I got an account there recently the place looks like an interesting community, not too dissimilar to the HN. Is anyone else there too? Care to compare the impressions?
======
huhtenberg
My own impression so far is that the designers on Forrst are those who
haven't/couldn't get a Dribbble invite yet. "Design" equals "web design", and
its average quality is nothing to write home about. Lots of people are asking
for a feedback, and this seems to be the biggest difference with Dribbble - on
latter people present quality work just to show off, and here they present
frequently amateurish pieces and ask for help improving them.

The developer section pretty much boils down to jquery, css and php posts.
Nothing interesting, and that's probably because no one really knows what to
put there, and so it looks like a pile of random stuff at the moment. This
section needs further partitioning, because unlike the design work, a C
developer is not likely to appreciate JS posts and vice versa.

The links section is something I looked at once and never bothered to return
to. For this I have HN and other sites, so trying to duplicate them on Forrst
feels like a bit of a wasted effort.

All in all, I think Kyle did an impressive job putting this site together, but
he'll need far more effort and help to fine-tune the community.

------
alexwyser
I have been trying to get a forrst and a dribbble (want this more) invite
since forever. I haven't come across one yet. They seem to be very rare.

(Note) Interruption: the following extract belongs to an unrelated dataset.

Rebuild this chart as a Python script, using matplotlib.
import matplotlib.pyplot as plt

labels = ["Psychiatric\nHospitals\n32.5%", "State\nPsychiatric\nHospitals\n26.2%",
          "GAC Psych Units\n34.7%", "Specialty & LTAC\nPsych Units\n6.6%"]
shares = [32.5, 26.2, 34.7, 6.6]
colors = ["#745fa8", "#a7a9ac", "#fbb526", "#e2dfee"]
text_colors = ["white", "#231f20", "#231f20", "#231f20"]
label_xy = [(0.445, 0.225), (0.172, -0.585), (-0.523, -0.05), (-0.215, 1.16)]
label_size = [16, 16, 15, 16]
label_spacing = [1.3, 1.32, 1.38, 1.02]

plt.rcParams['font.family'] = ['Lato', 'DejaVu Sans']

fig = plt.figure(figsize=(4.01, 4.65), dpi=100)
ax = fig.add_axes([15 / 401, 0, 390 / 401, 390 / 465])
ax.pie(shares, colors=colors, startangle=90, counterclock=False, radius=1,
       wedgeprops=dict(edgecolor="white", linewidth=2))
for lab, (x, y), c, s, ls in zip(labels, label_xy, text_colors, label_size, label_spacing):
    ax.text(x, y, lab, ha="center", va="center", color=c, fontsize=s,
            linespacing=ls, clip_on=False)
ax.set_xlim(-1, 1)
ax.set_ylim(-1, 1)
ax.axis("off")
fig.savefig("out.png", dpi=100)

I doubt how much valuable forrst is (would love to hear more about it), but
dribbble is a great site, and I visit it regularly even though I am not a
member. Anyone designing for a startup should check out the cool stuff other
designers are working one.

PS. Anyone with an invite to either site, please send me one to
alexwyser@gmail.com. I will be forever grateful. :)

------
thinker
I am @fahdoo

So far I'm liking it. Besides just being really well made, its great to have a
place where I can get feedback on designs and works-in-progress, and to talk
shop about design and development. I'm hoping it'll become my hq for all
design related links/questions/inspiration.

------
friendlyhacker
<http://news.ycombinator.com/item?id=1516015>

------
byoung2
_Who's on Forrst?_

I was expecting a clever allusion to the Abbott and Costello routine!

------
MPiccinato
I am MPiccinato on there.